In addition, by applying a torque at one or two ends of the forming roll 1 through
the driving mechanism, two small-diameter forming rolls 1 can be adopted to achieve
thin sheet rolling.
[0034] Fig. 2 is a schematic view of a rolling device 200 related to another embodiment
of the present invention, and is a sectional schematic view in a direction perpendicular
to a direction along which a sheet metal is passed through during a process in which
the sheet metal is passed through a roll gap and is rolled.
[0035] For the conciseness of description, only the differences between the rolling device
200 and the rolling device 100 are described below. An upper forming roll 1a and a
lower forming roll 1b of the rolling device 200 are also cylindrical rolls with relatively
small diameters, but only one of the forming rolls 1 is bent under the action of a
multi-point shape adjusting mechanism 3, so that a value of the roll gap in a central
region of the two forming rolls 1 is smaller than those in two side regions. The driving
mechanism applies a torque at one or two ends of the forming roll 1, so that different
plastic deformations are generated on the sheet metal 4 at different regions during
a consecutive rolling process to form a curved surface shape. Of course, it is also
be possible for the values of the roll gap in the two side regions of the two forming
rolls 1 to be smaller than that of the central region, or for a value of the roll
gap of one side region to be smaller than that of the other side region, or for the
roll gap to be undulated.

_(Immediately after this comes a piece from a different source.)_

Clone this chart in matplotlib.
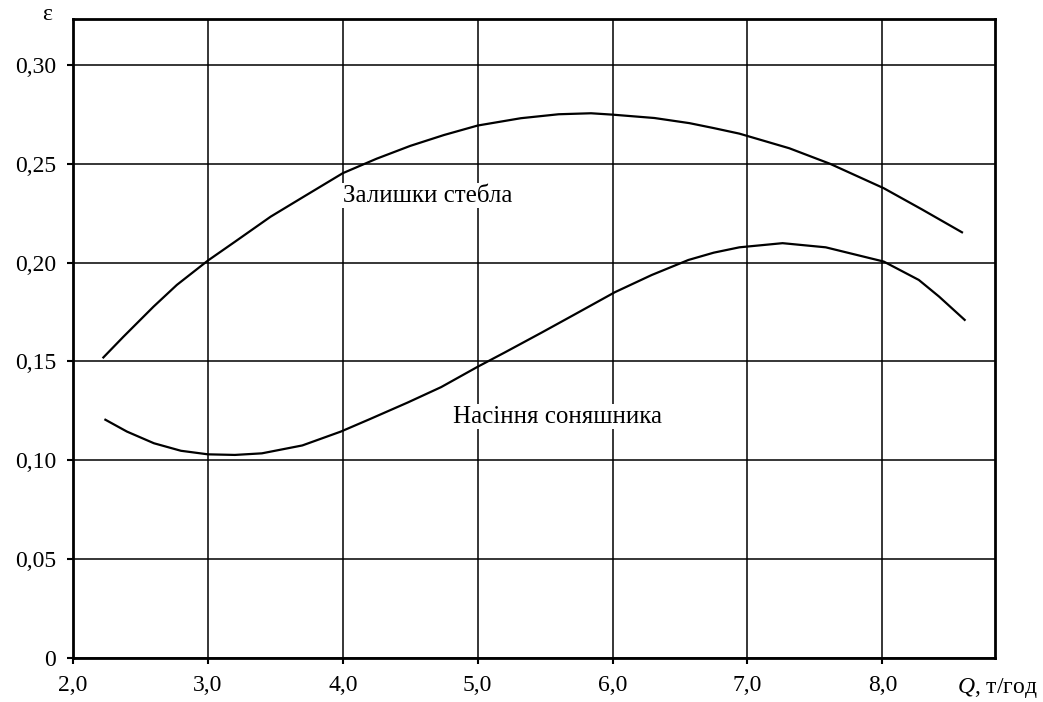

It is also possible to adjust the deflection of the forming
roll in real time by the multi-point shape adjusting mechanism 3 during the forming
process, to achieve free curved surface forming; in addition, in the case where the
forming roll 1 is not bent, the rigidity of the forming roll 1 is increased by means
of a multi-point support function of a multi-point supporting mechanism 2a for the
forming roll, and a torque is applied to one or two ends of the forming roll 1 by
the driving mechanism, a thin flat sheet rolling process can be performed by adopting
two small-diameter forming rolls 1.
[0036] Fig. 3 is a schematic view of a rolling device 300 related to another embodiment
of the present invention, and is a sectional schematic view in a direction perpendicular
to a direction along which a sheet metal is passed through during a process in which
the sheet metal is passed through a roll gap and is rolled.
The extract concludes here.